A program of Breast Cancer Prevention Partners

USA Today Ad Names Bad Actor Cosmetics Companies

New York — A full-page advertisement in USA Today challenges cosmetics companies to come clean about whether they plan to remove toxic chemicals that are banned in the European Union from products sold on American shelves. The advertisement was placed by the Campaign for Safe Cosmetics, a coalition of US health and environmental groups.

This month, a law requiring cosmetics companies to stop using chemicals that are known or highly suspected of causing cancer, impaired fertility or birth defects – such as the phthalates DBP and DEHP used in some fragrance, hair spray and nail polish – entered into force in 25 EU countries. Cosmetics companies must remove the proscribed chemicals from products in Europe by next spring.

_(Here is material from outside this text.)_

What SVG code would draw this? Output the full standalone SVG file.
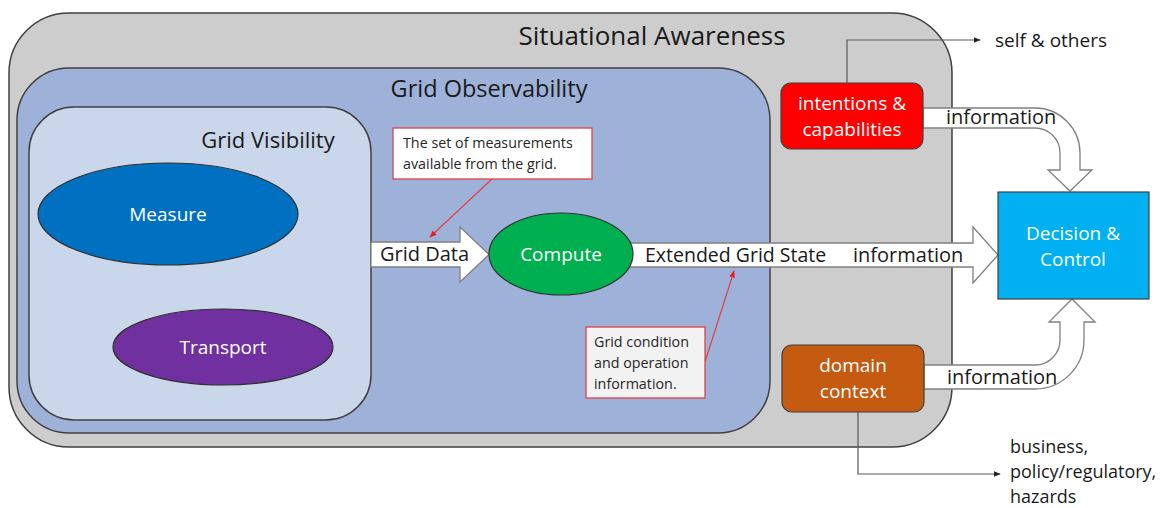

“Which company do you trust with your daughter?” asks the provocative advertisement, which depicts a young girl applying lipstick. The ad berates industry leaders L’Oreal, Revlon and Unilever for ignoring requests to remove toxic chemicals from American products.

“Today we are releasing correspondence from these companies showing that they have failed to respond in good faith to the legitimate concerns of American consumers,” said Jeanne Rizzo, executive director of the Breast Cancer Fund, a founding member of the coalition.

“People are putting chemicals on and into our bodies every day, though use of shampoo, deodorant, face cream, hairspray and all of the other bottles, jars and cans that fill our bathrooms. Chemicals linked to cancer and birth defects do not belong in these products, period.”

According to the letters released today by the group:

· L’Oreal failed to respond to letters requesting meetings and information about chemical usage, but the company did find the time to write a letter from their lawyers demanding that the Campaign for Safe Cosmetics stop using the slogan, “Because We’re Worth It!” — a play on L’Oreal’s “Because I’m Worth It!” tagline.

· Revlon sent the Campaign a form letter from an industry trade association, implying phthalates are “perfectly safe” – a claim refuted by government panels in several countries.

· Unilever failed to respond to repeated requests for dialogue, even though the company’s Korean subsidiary has already pledged to remove all phthalates from products sold in South Korea.

Correspondence with all these companies is posted at https://www.safecosmetics.org, along with the USA Today ad and a list of 32 companies that have signed a pledge to make safer products available worldwide.


Founding members of the Campaign for Safe Cosmetics include: Alliance for a Healthy Tomorrow, Breast Cancer Fund, Clean Water Fund, Commonweal, Environmental Working Group, Friends of the Earth, Massachusetts Breast Cancer Coalition, National Black Environmental Justice Network, National Environmental Trust and Women’s Voices for the Earth.